Chemoreceptors

–       A chemoreceptor, also known as chemosensor, is a specialized sensory receptor cell which transduces (converts) a chemical substance (endogenous or induced) and generates a biological signal.

Pons

–       The pons is the other respiratory center and is located underneath the medulla. Its main function is to control the rate or speed of involuntary respiration.

Respiratory Muscles

–       The muscles of respiration are those muscles that contribute to inhalation and exhalation, by aiding in the expansion and contraction of the thoracic cavity. The diaphragm and, to a lesser extent, the intercostal muscles drive respiration during quiet breathing.

Medulla Oblongata

–       The medulla oblongata is a portion of the hindbrain that controls autonomic functions such as breathing, digestion, heart and blood vessel function, swallowing, and sneezing. Motor and sensory neurons from the midbrain and forebrain travel through the medulla.
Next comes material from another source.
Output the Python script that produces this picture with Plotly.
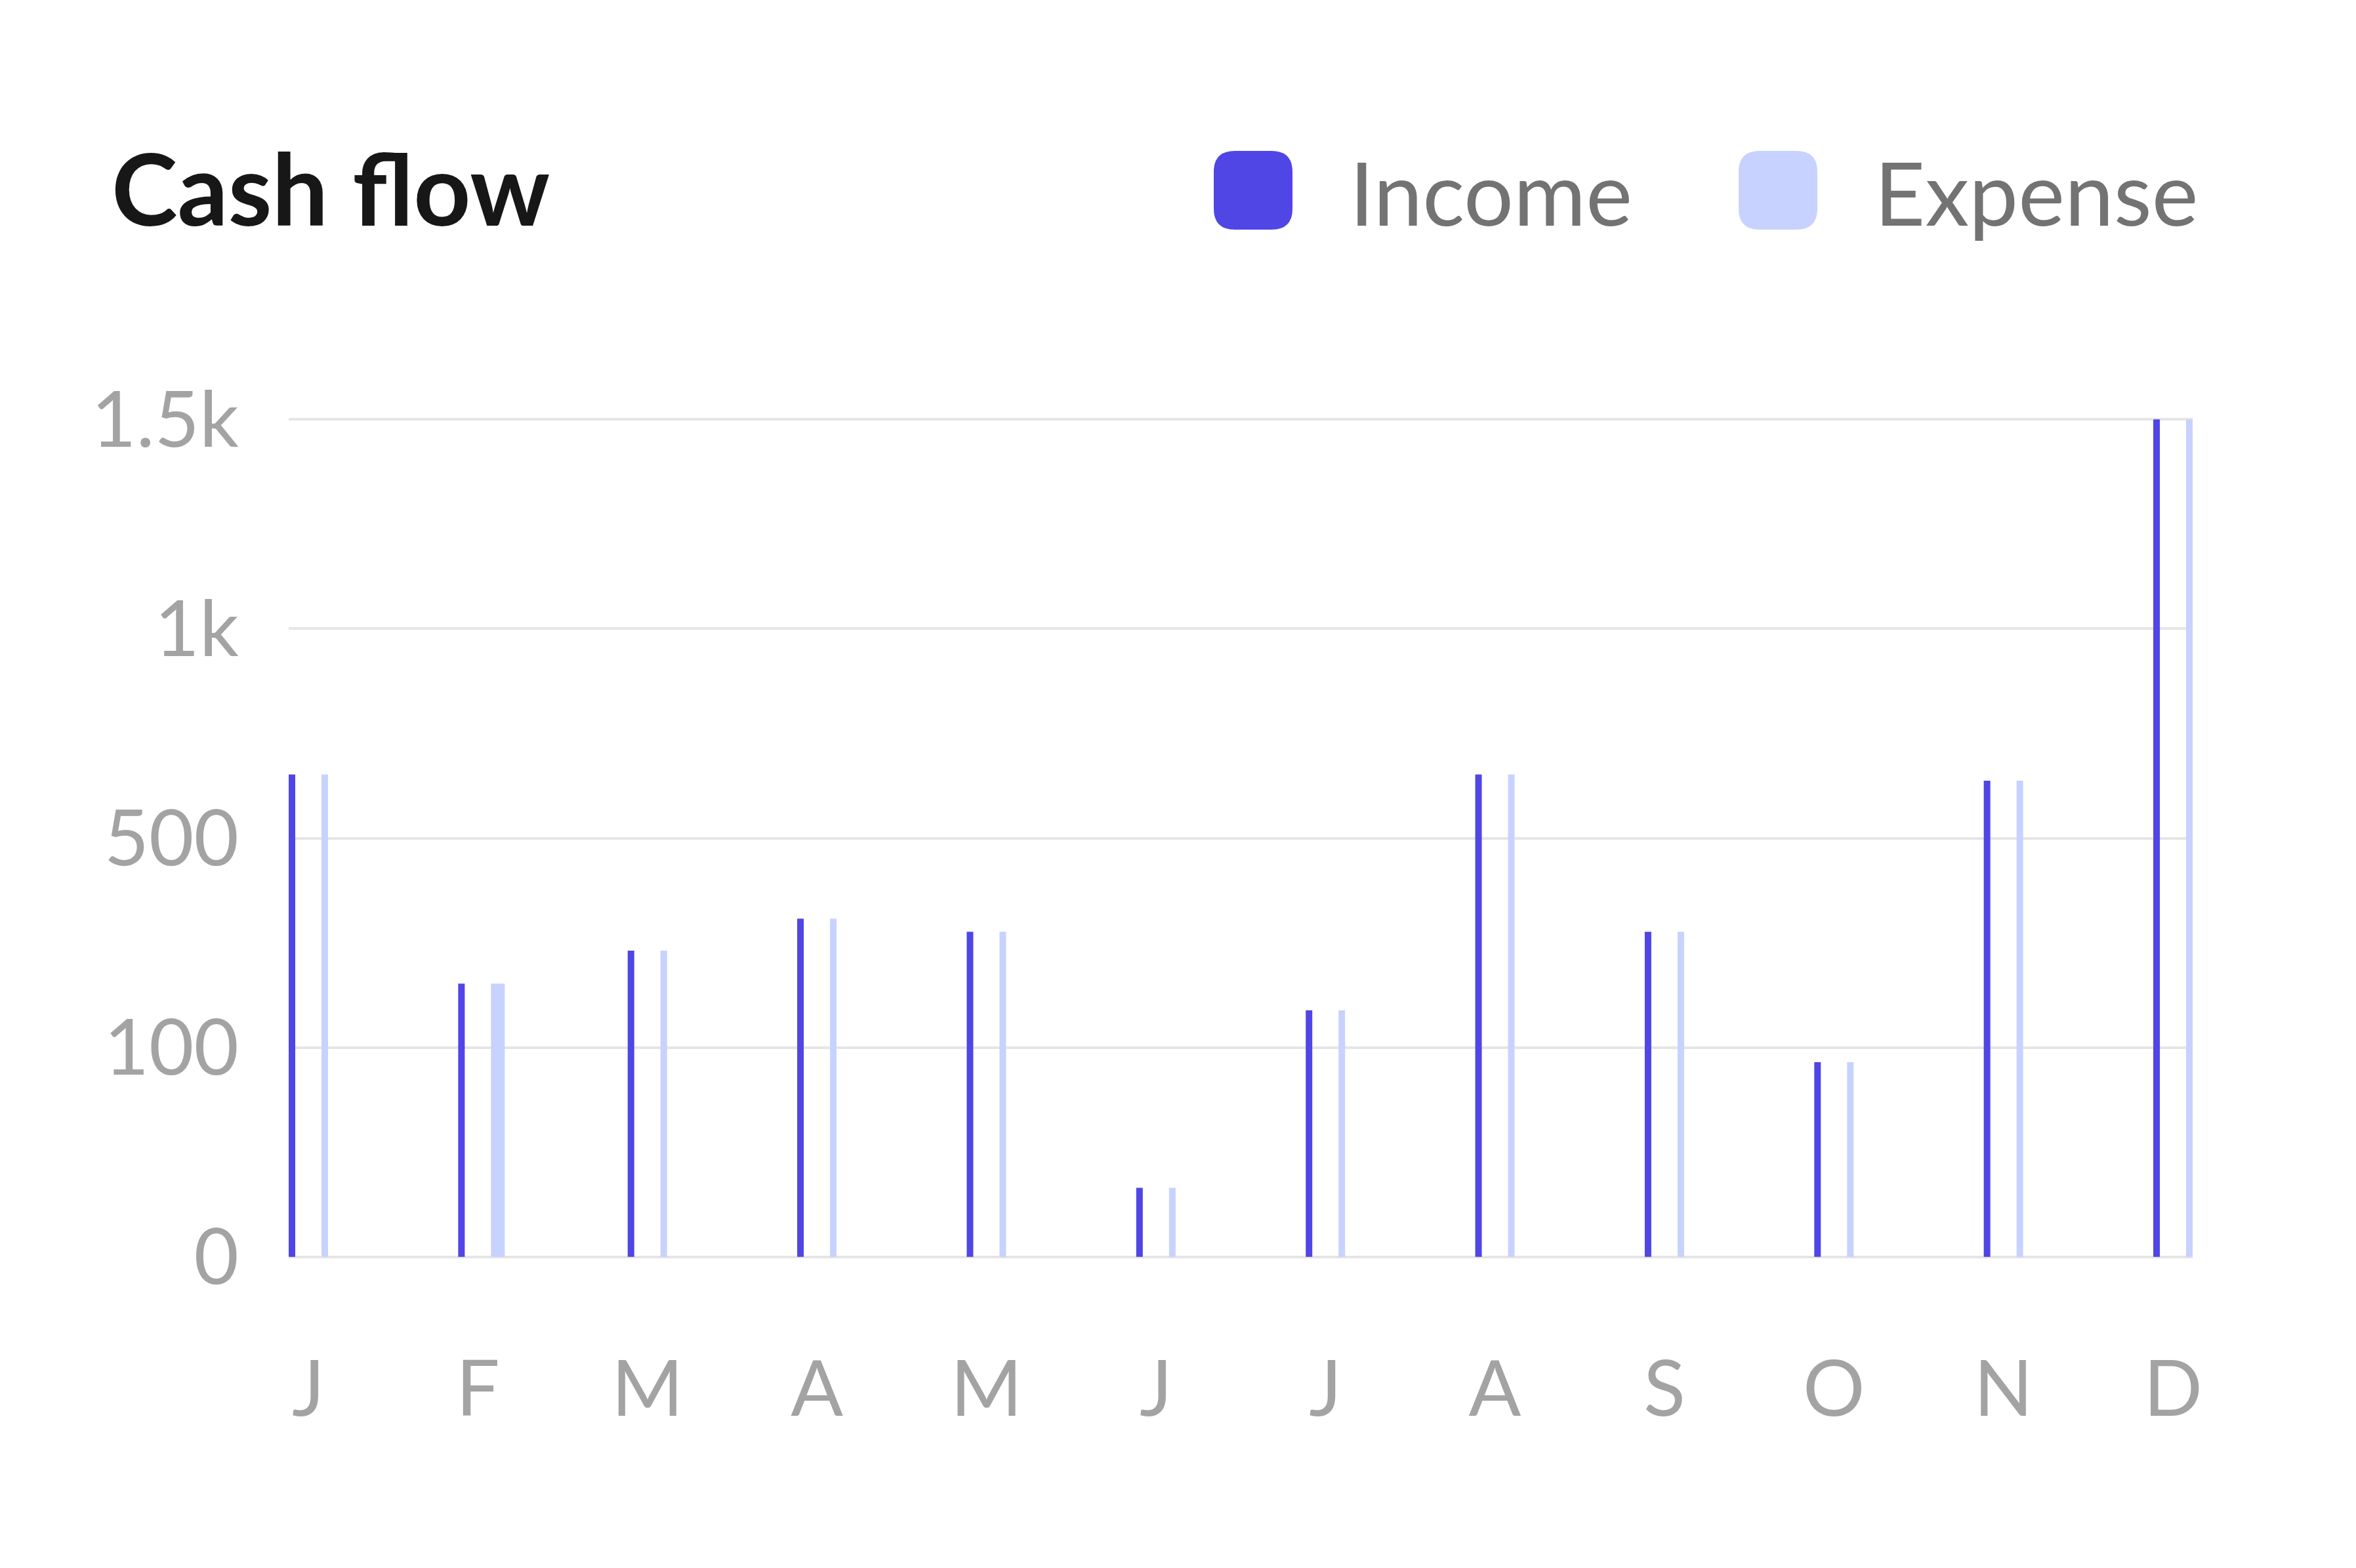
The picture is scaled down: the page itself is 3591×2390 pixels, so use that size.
import numpy as np
import plotly.graph_objects as go

# dados
months = ["J", "F", "M", "A", "M", "J", "J", "A", "S", "O", "N", "D"]
income = [652, 222, 285, 346, 321, 33, 171, 652, 321, 93, 637, 1500]
expense = [652, 222, 285, 346, 321, 33, 171, 652, 321, 93, 637, 1500]

# eixo y não linear: os ticks ficam igualmente espaçados
tick_values = [0, 100, 500, 1000, 1500]
tick_labels = ["0", "100", "500", "1k", "1.5k"]

INCOME_COLOR = "#4F46E5"
EXPENSE_COLOR = "#C7D2FE"
FONT = "Lato"

# geometria (px da página); a página html tem margem de 8px no body
PAGE_W, PAGE_H = 3591, 2390
BODY = 8
W, H = PAGE_W - 2 * BODY, PAGE_H - 2 * BODY
PLOT_X0, PLOT_X1 = 440, 3342
PLOT_Y0, PLOT_Y1 = 638, 1917
L, T = PLOT_X0 - BODY, PLOT_Y0 - BODY
R, B = W - (PLOT_X1 - BODY), H - (PLOT_Y1 - BODY)
PLOT_W = PLOT_X1 - PLOT_X0
PLOT_H = PLOT_Y1 - PLOT_Y0
SLOT = 258.4  # px por mês


def px_x(p):
    return (p - PLOT_X0) / PLOT_W


def px_y(p):
    return (PLOT_Y1 - p) / PLOT_H


def u(p):
    # px -> unidades do eixo x
    return p / SLOT


x = np.arange(len(months))
tick_pos = np.arange(len(tick_values))
income_pos = np.interp(income, tick_values, tick_pos)
expense_pos = np.interp(expense, tick_values, tick_pos)

exp_width = [u(10)] * len(months)
exp_width[1] = u(21)  # barra de fevereiro destacada (mais larga)

fig = go.Figure()
fig.add_trace(go.Bar(
    x=x, y=income_pos, customdata=income, name="Income",
    marker=dict(color=INCOME_COLOR, line=dict(width=0)),
    width=u(10), offset=u(-30),
    hovertemplate="%{customdata}<extra>Income</extra>",
))
fig.add_trace(go.Bar(
    x=x, y=expense_pos, customdata=expense, name="Expense",
    marker=dict(color=EXPENSE_COLOR, line=dict(width=0)),
    width=exp_width, offset=u(20),
    hovertemplate="%{customdata}<extra>Expense</extra>",
))

fig.update_layout(
    width=W, height=H,
    margin=dict(l=L, r=R, t=T, b=B, pad=0),
    paper_bgcolor="white",
    plot_bgcolor="white",
    showlegend=False,
    barmode="overlay",
    font=dict(family=FONT, color="#A3A3A3"),
    xaxis=dict(
        range=[u(-30), len(months) - 1 + u(30)],
        tickvals=x, ticktext=months,
        showgrid=False, zeroline=False, showline=False,
        ticks="", ticklabelstandoff=122,
        tickfont=dict(size=118, color="#A3A3A3", family=FONT),
        fixedrange=True,
    ),
    yaxis=dict(
        range=[-0.004, 4.004],
        tickvals=tick_pos, ticktext=tick_labels,
        showgrid=True, gridcolor="#E5E5E5", gridwidth=4,
        zeroline=False, showline=False,
        ticks="", ticklabelstandoff=75,
        tickfont=dict(size=118, color="#A3A3A3", family=FONT),
        fixedrange=True,
    ),
)

# título
fig.add_annotation(
    text="Cash flow", xref="paper", yref="paper",
    x=px_x(168), y=px_y(285), xanchor="left", yanchor="middle",
    showarrow=False,
    font=dict(family=FONT, size=152, color="#171717", weight=700),
)

# legenda manual com quadrados arredondados
def rounded_square(size, r):
    h = size / 2
    return (f"M {-h + r},{-h} L {h - r},{-h} Q {h},{-h} {h},{-h + r} "
            f"L {h},{h - r} Q {h},{h} {h - r},{h} L {-h + r},{h} "
            f"Q {-h},{h} {-h},{h - r} L {-h},{-h + r} Q {-h},{-h} {-h + r},{-h} Z")


legend_items = [("Income", INCOME_COLOR, 1910, 2055),
                ("Expense", EXPENSE_COLOR, 2710, 2855)]
for label, color, cx, tx in legend_items:
    fig.add_shape(
        type="path", xref="paper", yref="paper",
        xsizemode="pixel", ysizemode="pixel",
        xanchor=px_x(cx), yanchor=px_y(290),
        path=rounded_square(120, 32),
        fillcolor=color, line=dict(width=0),
    )
    fig.add_annotation(
        text=label, xref="paper", yref="paper",
        x=px_x(tx), y=px_y(292), xanchor="left", yanchor="middle",
        showarrow=False,
        font=dict(family=FONT, size=134, color="#737373"),
    )

fig.write_html("out.html")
Rhythm Controllers in the Brainstem

1.    Medulla

Dorsal respiratory group – associated with inspiration

Ventral respiratory group – associated with expiration

Pre-Botzinger complex – pattern generator, also ventral

2.    Pons

Apneusic center – has an excitatory function

Pneumotaxic center – can inhibit inspiration

Other Regions of the Brain That Can Affect Respiration

1.    Cortex

–       Can exercise voluntary control

2.    Limbic System and Hypothalamus

–       Emotional states

Effectors

1.    Diaphragm- The diaphragm is a thin skeletal muscle that sits at the base of the chest and separates the abdomen from the chest. It contracts and flattens when you inhale. This creates a vacuum effect that pulls air into the lungs. When you exhale, the diaphragm relaxes and the air is pushed out of lungs.

2.    Intercostal Muscles– Intercostal muscles are several groups of muscles that run between the ribs, and help form and move the chest wall. The intercostal muscles are mainly involved in the mechanical aspect of breathing. These muscles help expand and shrink the size of the chest cavity to facilitate breathing.

3.    Abdominal Muscles– The abdominal muscles form the anterior and lateral abdominal wall and consist of the external abdominal obliques, the internal abdominal obliques, the rectus abdominis and the transversus abdominis . Acting together these muscles form a firm wall that protects the viscera and they help to maintain erect posture.

4.    Accesory Muscles– An accessory muscle is a relatively rare anatomic duplication of a muscle that may appear anywhere in the muscular system. Treatment is not indicated unless the accessory muscle interferes with normal function.

Sensors

1.    Central Chemoreceptor – Central chemoreceptors of the central nervous system, located on the ventrolateral medullary surface in the vicinity of the exit of the 9th and 10th cranial nerves, are sensitive to the pH of their environment.

2.    Peripheral Chemoreceptors – Peripheral chemoreceptors are so named because they are sensory extensions of the peripheral nervous system into blood vessels where they detect changes in chemical concentrations.

3.    Lung Receptors – Pulmonary stretch receptors are mechanoreceptors found in the lungs. When the lung expands, the receptors initiate the Hering-Breuer reflex, which reduces the respiratory rate. Increased firing from the stretch receptors also increases production of pulmonary surfactant.

4.    Other receptors

Chemoreceptors

–       Specialized tissues that responds to a change in the chemical composition of the blood or other fluid

Baroreceptors

–       Baroreceptors are mechanoreceptors located in the carotid sinus and in the aortic arch. Their function is to sense pressure changes by responding to change in the tension of the arterial wall. The baroreflex mechanism is a fast response to changes in blood pressure

Carotid Bodies

–       Carotid bodies are sensory organs that detect changes in arterial blood oxygen, and the ensuing reflexes are critical for maintaining homeostasis during hypoxemia. During the past decade, tremendous progress has been made toward understanding the cellular mechanisms underlying oxygen sensing at the carotid body.

Lung Receptors

1.    Pulmonary Stretch Receptors – (also called slowly-adapting pulmonary stretch receptors)

–       Responsible for the Hering- Breuer Reflex

2.    Irritant Receptors – (also called rapidly-adapting pulmonary stretch receptors)

3.    J Receptors – juxta capillary receptors

4.    Bronchial C Fibers

Other Receptors

1.    Nose and Upper Airways

2.    Joint and muscle

3.    Gamma system

4.    Arterial baroreceptors

5.    Pain and temperature

Response to Reduced PO2

·         No role under normoxic conditions

·         Measured by rebreathing from a bag

·         Increased response if the PCO2is raised

·         Important in high altitude

·         Important in some patients with chronic lung disease

Sleep Apnea

–       Sleep apnea is a potentially serious sleep disorder in which breathing repeatedly stops and starts. If you snore loudly and feel tired even after a full night’s sleep, you might have sleep apnea. The main types of sleep apnea are: Obstructive sleep apnea, the more common form that occurs when throat muscles relax.